A noter enfin qu'une réussite de ce grand test ne sera qu'une étape dans la validation de l'hypothèse de "l'odeur de Parkinson", une réplication de ces travaux par une équipe indépendante marquant le seul moment où les médias pourront légitimement se réjouir !


[1] Le Dr Kunath hasarde l'hypothèse d'une modification dans la composition du sébum, mais d’autres pistes sont bien sûr envisageables (par exemple, l’existence d’une présence bactérienne spécifique).

[2] A noter que la connaissance (ou non) du nombre de t-shirts appartenant à des parkinsoniens module fortement ce que l’on peut attendre d’un tel test. En étant informé à l'avance que seuls six t-shirts étaient ceux de malades, le score de 6/6 n'avait certes que 0,1% de chance d'être obtenu "par hasard". Mais un score de 5/6 aurait été très difficile à interpréter.

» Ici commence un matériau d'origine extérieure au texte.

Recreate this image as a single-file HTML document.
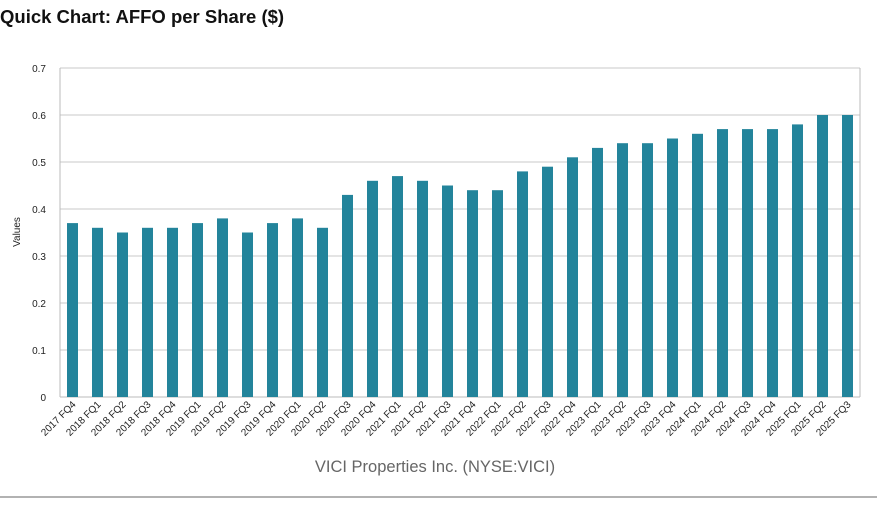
<!DOCTYPE html>
<html><head><meta charset="utf-8"><style>
body{margin:0;background:#fff;width:877px;height:502px;overflow:hidden;font-family:"Liberation Sans",sans-serif}
</style></head><body>
<svg width="877" height="502" xmlns="http://www.w3.org/2000/svg">
<text x="0" y="23" font-size="18.5" font-weight="bold" fill="#111">Quick Chart: AFFO per Share ($)</text>
<g id="grid"></g>
<g id="bars"></g>
<g id="yt"></g>
<g id="xt"></g>
<text x="20" y="232" font-size="10" fill="#222" transform="rotate(-90 20 232)" text-anchor="middle">Values</text>
<text x="435" y="472" font-size="16.5" fill="#666" text-anchor="middle">VICI Properties Inc. (NYSE:VICI)</text>
<line x1="0" y1="497" x2="877" y2="497" stroke="#999" stroke-width="1.5"/>
</svg>
<script>
const categories=["2017 FQ4","2018 FQ1","2018 FQ2","2018 FQ3","2018 FQ4","2019 FQ1","2019 FQ2","2019 FQ3","2019 FQ4","2020 FQ1","2020 FQ2","2020 FQ3","2020 FQ4","2021 FQ1","2021 FQ2","2021 FQ3","2021 FQ4","2022 FQ1","2022 FQ2","2022 FQ3","2022 FQ4","2023 FQ1","2023 FQ2","2023 FQ3","2023 FQ4","2024 FQ1","2024 FQ2","2024 FQ3","2024 FQ4","2025 FQ1","2025 FQ2","2025 FQ3"];
const values=[0.37,0.36,0.35,0.36,0.36,0.37,0.38,0.35,0.37,0.38,0.36,0.43,0.46,0.47,0.46,0.45,0.44,0.44,0.48,0.49,0.51,0.53,0.54,0.54,0.55,0.56,0.57,0.57,0.57,0.58,0.60,0.60];
const yTicks=[0,0.1,0.2,0.3,0.4,0.5,0.6,0.7];
const NS="http://www.w3.org/2000/svg";
const L=60,R=860,T=68,B=397,yMax=0.7;
const y=v=>B-(v/yMax)*(B-T);
const slot=(R-L)/categories.length;
const x=i=>L+slot*(i+0.5);
function mk(t,a,p){const e=document.createElementNS(NS,t);for(const k in a)e.setAttribute(k,a[k]);p.appendChild(e);return e;}
const grid=document.getElementById('grid'),bars=document.getElementById('bars'),yt=document.getElementById('yt'),xt=document.getElementById('xt');
yTicks.forEach(v=>{
 const ln=mk('line',{x1:L,x2:R,y1:y(v),y2:y(v),stroke:'#c8c8c8','stroke-width':1},grid);
 
 
 const t=mk('text',{x:46,y:y(v)+4,'font-size':10,fill:'#222','text-anchor':'end'},yt);
 t.textContent=String(v);
 
 
});
mk('line',{x1:L,x2:L,y1:T,y2:B,stroke:'#bbb'},grid);
mk('line',{x1:R,x2:R,y1:T,y2:B,stroke:'#bbb'},grid);
mk('line',{x1:L,x2:R,y1:B,y2:B,stroke:'#bbb'},grid);
values.forEach((v,i)=>{
 const r=mk('rect',{x:x(i)-5.5,y:y(v),width:11,height:B-y(v),fill:'#23849b'},bars);
 
 
});
categories.forEach((c,i)=>{
 const px=x(i)+4,py=B+8;
 const t=mk('text',{x:px,y:py,'font-size':10,fill:'#222','text-anchor':'end',transform:`rotate(-45 ${px} ${py})`},xt);
 t.textContent=c;
 
 
});
</script>
</body></html>
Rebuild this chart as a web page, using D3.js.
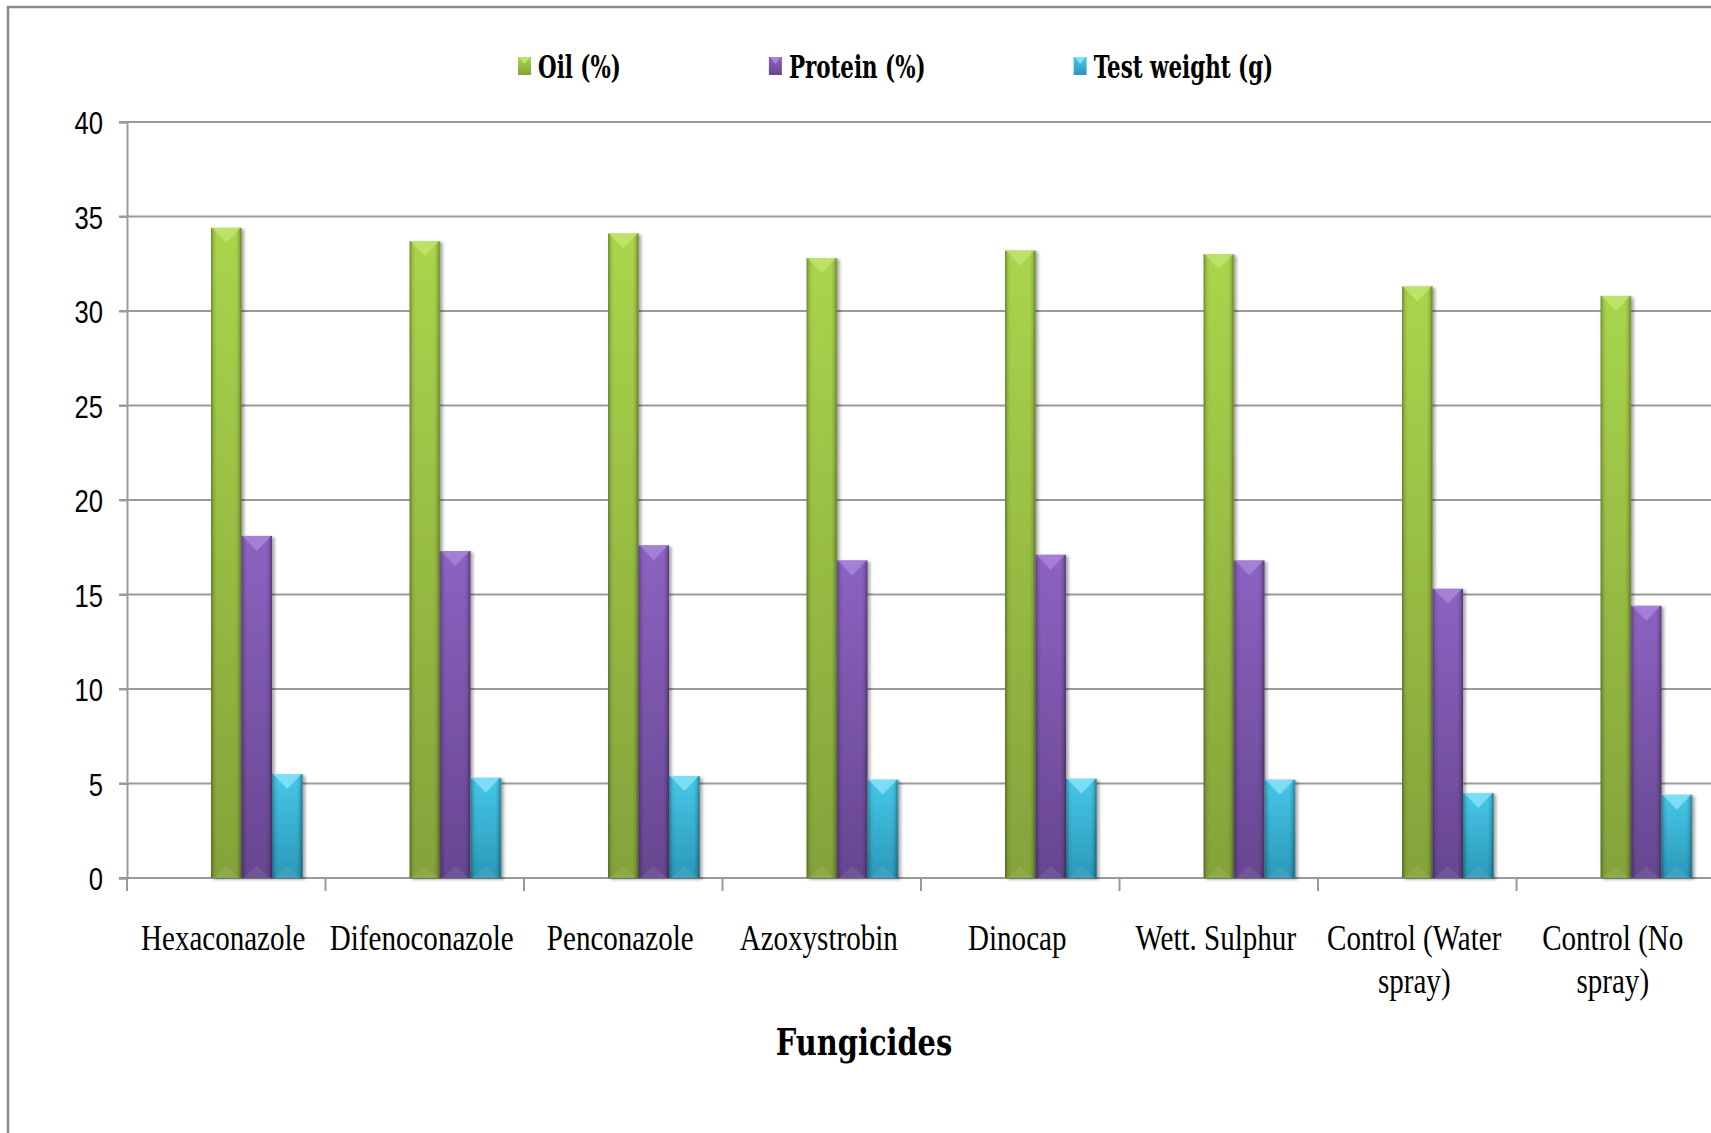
<!DOCTYPE html>
<html>
<head>
<meta charset="utf-8">
<script src="https://cdn.jsdelivr.net/npm/d3@7"></script>
<style>
  body { margin: 0; background: #fff; }
  svg { display: block; }
</style>
</head>
<body>
<script>
// chart data
const categories = ["Hexaconazole", "Difenoconazole", "Penconazole", "Azoxystrobin",
  "Dinocap", "Wett. Sulphur", "Control (Water spray)", "Control (No spray)"];
const oil = [34.4, 33.7, 34.1, 32.8, 33.2, 33.0, 31.3, 30.8];
const protein = [18.1, 17.3, 17.6, 16.8, 17.1, 16.8, 15.3, 14.4];
const testWeight = [5.5, 5.3, 5.4, 5.2, 5.25, 5.2, 4.5, 4.4];
const seriesNames = ["Oil (%)", "Protein (%)", "Test weight (g)"];
const yTicks = [0, 5, 10, 15, 20, 25, 30, 35, 40];
const axisTitle = "Fungicides";

const width = 1711, height = 1133;
const margin = {left: 127, right: 1715, top: 122, bottom: 878};

// colours: [top, bottom, bevel highlight]
const colors = [
  ["#aad54c", "#84a33a", "#bfe46e"],
  ["#8c63c2", "#674690", "#a786d8"],
  ["#46c8e8", "#2b98b9", "#86e2f8"]
];

const series = [oil, protein, testWeight];

const svg = d3.select("body").append("svg")
  .attr("width", width)
  .attr("height", height);

const defs = svg.append("defs");

colors.forEach((c, i) => {
  let g = defs.append("linearGradient").attr("id", "fill" + i)
    .attr("x1", 0).attr("y1", 0).attr("x2", 0).attr("y2", 1);
  g.append("stop").attr("offset", "0%").attr("stop-color", c[0]);
  g.append("stop").attr("offset", "100%").attr("stop-color", c[1]);
});

// darker edges on the left and right of every bar
let edge = defs.append("linearGradient").attr("id", "edge")
  .attr("x1", 0).attr("y1", 0).attr("x2", 1).attr("y2", 0);
[[0, 0.35], [0.1, 0.08], [0.2, 0], [0.8, 0], [0.9, 0.1], [1, 0.4]].forEach(([o, a]) => {
  edge.append("stop").attr("offset", o).attr("stop-color", "#000").attr("stop-opacity", a);
});

let shadow = defs.append("filter").attr("id", "shadow")
  .attr("x", "-20%").attr("y", "-5%").attr("width", "150%").attr("height", "115%");
shadow.append("feDropShadow")
  .attr("dx", 2.5).attr("dy", 1.5).attr("stdDeviation", 1.5)
  .attr("flood-color", "#000").attr("flood-opacity", 0.35);

// outer chart frame
svg.append("rect")
  .attr("x", 8).attr("y", 7)
  .attr("width", 1730).attr("height", 1140)
  .attr("fill", "none")
  .attr("stroke", "#8a8a8a")
  .attr("stroke-width", 2.5);

const x0 = d3.scaleBand()
  .domain(categories)
  .range([margin.left, margin.right]);

// Excel style cluster: five slots with 150% gap, the three series use the last three
const x1 = d3.scaleBand()
  .domain(d3.range(5))
  .range([0, x0.bandwidth()])
  .paddingOuter(0.75);
const seriesSlot = [2, 3, 4];

const y = d3.scaleLinear()
  .domain([0, 40])
  .range([margin.bottom, margin.top]);

// gridlines
svg.append("g")
  .selectAll("line")
  .data(yTicks.filter(d => d > 0))
  .join("line")
  .attr("x1", margin.left - 8)
  .attr("x2", width + 10)
  .attr("y1", d => y(d))
  .attr("y2", d => y(d))
  .attr("stroke", "#9a9a9a")
  .attr("stroke-width", 2);

// y axis
let yAxis = svg.append("g")
  .attr("transform", `translate(${margin.left},0)`)
  .call(d3.axisLeft(y).tickValues(yTicks).tickSize(8).tickPadding(16));
yAxis.select(".domain").attr("stroke", "#9a9a9a").attr("stroke-width", 2);
yAxis.selectAll(".tick line").attr("stroke", "#9a9a9a").attr("stroke-width", 2);
yAxis.selectAll(".tick text")
  .attr("fill", "#000")
  .attr("font-family", "'Liberation Sans', Arial, sans-serif")
  .attr("font-size", 32)
  .attr("dy", "0.36em")
  .each(function() {
    let t = d3.select(this);
    let xx = +t.attr("x");
    t.attr("x", null).attr("transform", `translate(${xx},0) scale(0.8,1)`);
  });

// x axis line and category ticks
let xAxis = svg.append("g");
xAxis.append("line")
  .attr("x1", margin.left - 8).attr("x2", width + 10)
  .attr("y1", y(0)).attr("y2", y(0))
  .attr("stroke", "#9a9a9a").attr("stroke-width", 2);
xAxis.selectAll("line.tick")
  .data(categories)
  .join("line")
  .attr("class", "tick")
  .attr("x1", d => x0(d)).attr("x2", d => x0(d))
  .attr("y1", y(0)).attr("y2", y(0) + 13)
  .attr("stroke", "#9a9a9a").attr("stroke-width", 2);

// bars
const groups = svg.append("g")
  .selectAll("g")
  .data(categories)
  .join("g")
  .attr("transform", d => `translate(${x0(d)},0)`)
  .attr("filter", "url(#shadow)");

groups.each(function(cat, ci) {
  let g = d3.select(this);
  series.forEach((vals, si) => {
    let bx = x1(seriesSlot[si]);
    let bw = x1.bandwidth();
    let top = y(vals[ci]);
    let h = y(0) - top;
    let bevel = Math.min(15, h / 2);
    let bar = g.append("g");
    bar.append("rect")
      .attr("x", bx).attr("y", top)
      .attr("width", bw).attr("height", h)
      .attr("fill", `url(#fill${si})`);
    bar.append("rect")
      .attr("x", bx).attr("y", top)
      .attr("width", bw).attr("height", h)
      .attr("fill", "url(#edge)");
    bar.append("path")
      .attr("d", `M${bx + 1},${top} L${bx + bw - 1},${top} L${bx + bw / 2},${top + bevel} Z`)
      .attr("fill", colors[si][2])
      .attr("opacity", 0.85);
    bar.append("path")
      .attr("d", `M${bx + 2},${y(0)} L${bx + bw - 2},${y(0)} L${bx + bw / 2},${y(0) - 12} Z`)
      .attr("fill", "#fff")
      .attr("opacity", 0.08);
  });
});

// category labels, wrapped inside the band
const labelScale = 0.83;
const labels = svg.append("g")
  .selectAll("text")
  .data(categories)
  .join("text")
  .attr("transform", d => `translate(${x0(d) + x0.bandwidth() / 2 - 3},950) scale(${labelScale},1)`)
  .attr("text-anchor", "middle")
  .attr("font-family", "'Liberation Serif', 'Times New Roman', serif")
  .attr("font-size", 35)
  .attr("fill", "#000");

labels.each(function(d) {
  let text = d3.select(this);
  let words = d.split(" ");
  let lines = [];
  let line = [];
  let probe = text.append("tspan");
  for (let w of words) {
    line.push(w);
    probe.text(line.join(" "));
    if (probe.node().getComputedTextLength() * labelScale > x0.bandwidth() - 8 && line.length > 1) {
      line.pop();
      lines.push(line.join(" "));
      line = [w];
    }
  }
  lines.push(line.join(" "));
  probe.remove();
  lines.forEach((l, i) => {
    text.append("tspan").attr("x", 0).attr("dy", i === 0 ? 0 : 43).text(l);
  });
});

// axis title
svg.append("text")
  .attr("transform", `translate(864,1055) scale(0.78,1)`)
  .attr("text-anchor", "middle")
  .attr("font-family", "'DejaVu Serif', serif")
  .attr("font-weight", "bold")
  .attr("font-size", 37)
  .attr("fill", "#000")
  .text(axisTitle);

// legend
const legendScale = 0.69;
let lx = 518;
seriesNames.forEach((name, i) => {
  let item = svg.append("g");
  item.append("rect")
    .attr("x", lx).attr("y", 57)
    .attr("width", 13).attr("height", 18)
    .attr("fill", `url(#fill${i})`);
  item.append("path")
    .attr("d", `M${lx + 1},57 L${lx + 12},57 L${lx + 6.5},64 Z`)
    .attr("fill", colors[i][2]);
  let t = item.append("text")
    .attr("transform", `translate(${lx + 20},78) scale(${legendScale},1)`)
    .attr("font-family", "'DejaVu Serif', serif")
    .attr("font-weight", "bold")
    .attr("font-size", 31)
    .attr("fill", "#000")
    .text(name);
  lx += 20 + t.node().getComputedTextLength() * legendScale + 148;
});
</script>
</body>
</html>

En revanche, si l'expérience avait eu pour objet de découvrir si des t-shirts appartenaient à des parkinsoniens, annoncer (correctement) qu'il n'y en avait que six et parvenir à les identifier aurait été encore plus époustouflant - le phénomène n'ayant que 0,02% de chance de se produire par hasard. Il aurait d’ailleurs suffi que Joy Milne ne désigne correctement que 10 ou 11 vêtements, pour laisser entendre les chercheurs que "le hasard seul" n'était vraisemblablement pas à l'œuvre.

A noter qu'un score de 0, 1 ou 2 t-shirt aurait été tout aussi surprenant pour les chercheurs. Joy Milne se serait en effet révélée anormalement mauvaise, puisqu'une telle sous-performance n’a que 2% de chance de se produire ! Et si cette contre-performance était routinière, les médecins pourraient d’ailleurs en tirer profit : il suffirait de tester pour Parkinson toutes les personnes désignées comme saines par Joy Milne, pour avoir une probabilité "supérieure à celle attendue par le hasard" d’identifier un malade !

Une expérience de discrimination de douze t-shirts peut être riche d'enseignements, si elle est bien conçue, et bien menée.

Si le nombre d'identifications correctes est trop faible - plus précisément, que le score obtenu n'est pas différent de ce que l'on constaterait si la personne testée donnait son pronostic au hasard - les chercheurs auront tendance à passer à autre chose.

Si, à l’inverse, le score est anormalement élevé[2], la probabilité est faible que "le hasard" soit seul responsable de la performance. Tel est le cas ici, et les chercheurs vont essayer de reproduire ces premières observations à plus grande échelle, pour estimer plus précisément l'efficacité du "nez" de Joy Milne.